[What you will do]:
Below are records; count the lines that contain "this" and give only the total.

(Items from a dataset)
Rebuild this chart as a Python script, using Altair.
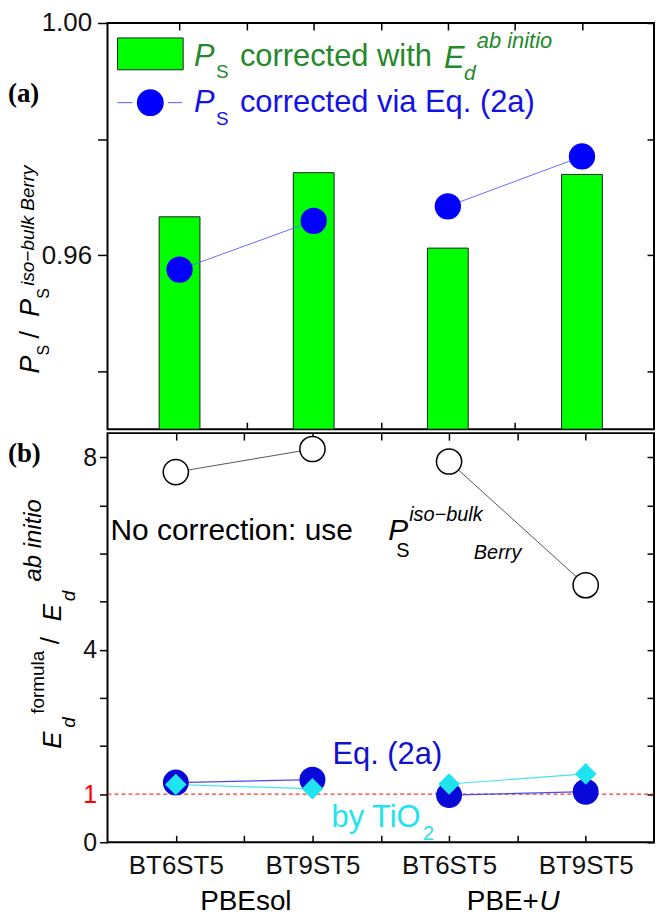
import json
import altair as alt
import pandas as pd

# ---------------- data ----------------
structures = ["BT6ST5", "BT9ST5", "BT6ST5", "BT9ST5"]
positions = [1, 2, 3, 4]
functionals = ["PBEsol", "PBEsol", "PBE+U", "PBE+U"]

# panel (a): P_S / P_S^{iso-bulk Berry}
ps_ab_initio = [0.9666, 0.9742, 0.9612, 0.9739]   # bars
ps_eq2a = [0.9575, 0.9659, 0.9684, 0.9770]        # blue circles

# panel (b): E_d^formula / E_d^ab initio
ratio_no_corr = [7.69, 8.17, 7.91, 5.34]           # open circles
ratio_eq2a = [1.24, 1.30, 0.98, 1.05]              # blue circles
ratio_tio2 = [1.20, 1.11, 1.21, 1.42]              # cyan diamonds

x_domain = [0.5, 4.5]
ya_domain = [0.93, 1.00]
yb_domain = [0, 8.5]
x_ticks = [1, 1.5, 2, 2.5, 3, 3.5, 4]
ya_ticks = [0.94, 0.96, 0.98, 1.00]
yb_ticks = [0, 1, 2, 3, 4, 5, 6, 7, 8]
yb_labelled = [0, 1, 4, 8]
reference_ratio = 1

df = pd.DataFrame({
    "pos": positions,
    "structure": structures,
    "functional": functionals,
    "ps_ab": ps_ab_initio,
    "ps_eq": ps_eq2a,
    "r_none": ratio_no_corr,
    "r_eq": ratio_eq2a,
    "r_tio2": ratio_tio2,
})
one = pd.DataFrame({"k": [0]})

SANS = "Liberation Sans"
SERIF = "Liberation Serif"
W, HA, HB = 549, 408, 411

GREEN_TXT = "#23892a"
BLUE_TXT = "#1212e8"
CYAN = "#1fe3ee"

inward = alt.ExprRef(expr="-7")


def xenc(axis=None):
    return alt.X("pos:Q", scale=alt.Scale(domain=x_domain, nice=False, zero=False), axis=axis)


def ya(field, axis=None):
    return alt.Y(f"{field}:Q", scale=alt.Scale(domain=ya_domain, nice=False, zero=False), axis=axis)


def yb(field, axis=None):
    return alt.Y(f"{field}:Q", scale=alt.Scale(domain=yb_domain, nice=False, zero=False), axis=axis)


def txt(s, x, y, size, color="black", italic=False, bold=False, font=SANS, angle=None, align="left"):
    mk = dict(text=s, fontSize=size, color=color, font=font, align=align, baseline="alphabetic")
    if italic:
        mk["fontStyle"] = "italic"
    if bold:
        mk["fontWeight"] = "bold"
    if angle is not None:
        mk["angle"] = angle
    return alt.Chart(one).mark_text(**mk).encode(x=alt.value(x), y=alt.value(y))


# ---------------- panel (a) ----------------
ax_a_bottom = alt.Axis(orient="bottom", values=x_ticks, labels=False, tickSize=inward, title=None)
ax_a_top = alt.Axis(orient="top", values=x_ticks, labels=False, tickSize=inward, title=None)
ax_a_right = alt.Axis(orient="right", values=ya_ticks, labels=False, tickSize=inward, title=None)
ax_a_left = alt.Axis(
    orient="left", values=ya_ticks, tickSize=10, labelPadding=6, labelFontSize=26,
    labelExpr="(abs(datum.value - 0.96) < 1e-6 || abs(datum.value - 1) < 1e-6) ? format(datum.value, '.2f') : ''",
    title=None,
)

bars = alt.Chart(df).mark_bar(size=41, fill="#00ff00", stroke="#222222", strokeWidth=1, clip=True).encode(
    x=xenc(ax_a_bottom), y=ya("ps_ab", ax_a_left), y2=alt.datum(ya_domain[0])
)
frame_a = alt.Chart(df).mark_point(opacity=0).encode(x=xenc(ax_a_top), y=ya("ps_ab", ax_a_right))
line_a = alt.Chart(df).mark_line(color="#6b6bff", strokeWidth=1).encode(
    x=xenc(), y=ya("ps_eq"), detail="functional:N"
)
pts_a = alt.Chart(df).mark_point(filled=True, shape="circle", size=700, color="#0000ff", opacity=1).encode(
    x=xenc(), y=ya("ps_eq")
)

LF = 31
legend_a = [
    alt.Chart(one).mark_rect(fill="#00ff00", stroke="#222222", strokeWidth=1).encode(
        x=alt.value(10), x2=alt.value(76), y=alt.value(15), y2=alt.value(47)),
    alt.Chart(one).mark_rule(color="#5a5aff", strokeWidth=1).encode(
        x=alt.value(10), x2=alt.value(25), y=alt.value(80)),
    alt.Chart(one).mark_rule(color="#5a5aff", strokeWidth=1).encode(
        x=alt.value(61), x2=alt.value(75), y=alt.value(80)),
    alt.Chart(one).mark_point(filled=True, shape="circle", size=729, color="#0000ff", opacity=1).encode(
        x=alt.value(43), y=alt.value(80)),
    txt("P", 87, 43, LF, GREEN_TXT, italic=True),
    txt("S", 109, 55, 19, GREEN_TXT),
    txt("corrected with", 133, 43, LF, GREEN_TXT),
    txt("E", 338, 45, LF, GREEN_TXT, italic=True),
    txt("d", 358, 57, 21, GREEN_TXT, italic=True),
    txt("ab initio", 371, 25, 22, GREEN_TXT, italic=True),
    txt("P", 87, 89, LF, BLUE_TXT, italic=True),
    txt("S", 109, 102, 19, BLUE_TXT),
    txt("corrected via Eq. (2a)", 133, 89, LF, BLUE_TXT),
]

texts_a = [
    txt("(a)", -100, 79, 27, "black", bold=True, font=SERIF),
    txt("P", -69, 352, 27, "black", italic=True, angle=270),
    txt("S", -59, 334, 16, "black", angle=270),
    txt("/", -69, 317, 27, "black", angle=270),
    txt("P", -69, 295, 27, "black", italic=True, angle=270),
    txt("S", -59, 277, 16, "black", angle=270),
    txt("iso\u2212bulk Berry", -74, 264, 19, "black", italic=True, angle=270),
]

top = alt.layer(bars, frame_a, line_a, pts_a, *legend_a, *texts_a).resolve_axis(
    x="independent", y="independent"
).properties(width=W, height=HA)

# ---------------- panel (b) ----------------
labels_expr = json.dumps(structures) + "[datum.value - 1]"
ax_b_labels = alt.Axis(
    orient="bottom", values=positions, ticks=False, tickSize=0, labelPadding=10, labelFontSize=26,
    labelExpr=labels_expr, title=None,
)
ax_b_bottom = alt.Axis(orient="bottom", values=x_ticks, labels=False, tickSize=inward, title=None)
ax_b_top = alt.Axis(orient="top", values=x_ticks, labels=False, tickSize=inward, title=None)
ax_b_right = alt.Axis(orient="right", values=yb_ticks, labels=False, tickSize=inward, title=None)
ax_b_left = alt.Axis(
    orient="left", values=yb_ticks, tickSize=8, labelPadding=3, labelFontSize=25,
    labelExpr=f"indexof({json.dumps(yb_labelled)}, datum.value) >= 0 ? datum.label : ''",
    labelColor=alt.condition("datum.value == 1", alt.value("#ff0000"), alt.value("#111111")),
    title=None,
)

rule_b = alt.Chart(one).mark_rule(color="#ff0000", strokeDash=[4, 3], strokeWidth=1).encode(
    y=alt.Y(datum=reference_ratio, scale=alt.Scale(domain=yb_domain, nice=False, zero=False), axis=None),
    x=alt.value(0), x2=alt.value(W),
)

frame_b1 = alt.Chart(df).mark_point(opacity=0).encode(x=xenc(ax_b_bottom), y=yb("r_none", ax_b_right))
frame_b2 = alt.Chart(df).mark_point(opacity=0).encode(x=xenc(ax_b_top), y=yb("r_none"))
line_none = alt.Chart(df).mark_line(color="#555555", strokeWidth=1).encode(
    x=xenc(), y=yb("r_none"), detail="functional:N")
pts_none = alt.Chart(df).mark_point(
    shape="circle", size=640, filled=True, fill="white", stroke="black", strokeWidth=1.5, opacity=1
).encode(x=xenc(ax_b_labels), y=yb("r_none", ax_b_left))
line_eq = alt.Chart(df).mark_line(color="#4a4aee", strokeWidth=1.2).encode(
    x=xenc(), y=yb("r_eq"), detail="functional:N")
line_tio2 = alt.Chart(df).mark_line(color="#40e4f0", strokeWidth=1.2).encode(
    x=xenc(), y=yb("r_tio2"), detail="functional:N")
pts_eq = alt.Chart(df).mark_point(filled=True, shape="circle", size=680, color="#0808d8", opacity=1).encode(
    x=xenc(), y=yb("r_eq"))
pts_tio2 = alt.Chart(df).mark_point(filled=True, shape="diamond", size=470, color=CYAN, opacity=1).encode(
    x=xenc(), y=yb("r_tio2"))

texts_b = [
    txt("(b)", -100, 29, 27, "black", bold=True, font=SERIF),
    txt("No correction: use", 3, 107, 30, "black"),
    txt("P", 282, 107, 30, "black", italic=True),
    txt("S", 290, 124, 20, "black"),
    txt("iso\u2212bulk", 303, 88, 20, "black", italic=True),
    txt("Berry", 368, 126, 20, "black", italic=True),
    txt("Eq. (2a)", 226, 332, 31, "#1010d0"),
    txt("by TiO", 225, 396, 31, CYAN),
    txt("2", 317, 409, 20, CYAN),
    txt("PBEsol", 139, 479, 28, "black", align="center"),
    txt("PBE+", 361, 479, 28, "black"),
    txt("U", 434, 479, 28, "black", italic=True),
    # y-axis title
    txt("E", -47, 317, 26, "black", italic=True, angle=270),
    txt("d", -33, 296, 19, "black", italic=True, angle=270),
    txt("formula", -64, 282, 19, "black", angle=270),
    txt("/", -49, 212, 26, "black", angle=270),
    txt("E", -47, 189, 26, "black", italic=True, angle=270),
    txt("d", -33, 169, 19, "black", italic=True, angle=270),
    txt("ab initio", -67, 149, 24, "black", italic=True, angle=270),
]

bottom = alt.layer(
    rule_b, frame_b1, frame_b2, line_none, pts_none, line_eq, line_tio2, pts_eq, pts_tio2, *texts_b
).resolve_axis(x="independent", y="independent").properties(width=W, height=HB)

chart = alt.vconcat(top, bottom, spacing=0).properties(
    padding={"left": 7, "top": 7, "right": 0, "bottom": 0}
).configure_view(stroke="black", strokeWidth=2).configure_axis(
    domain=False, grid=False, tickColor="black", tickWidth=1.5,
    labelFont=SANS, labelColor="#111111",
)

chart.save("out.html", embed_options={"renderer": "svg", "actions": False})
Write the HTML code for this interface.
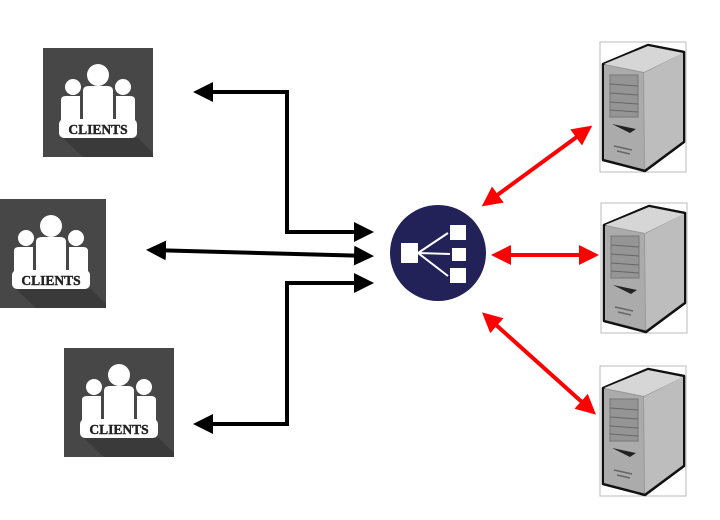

[The completed task]:
2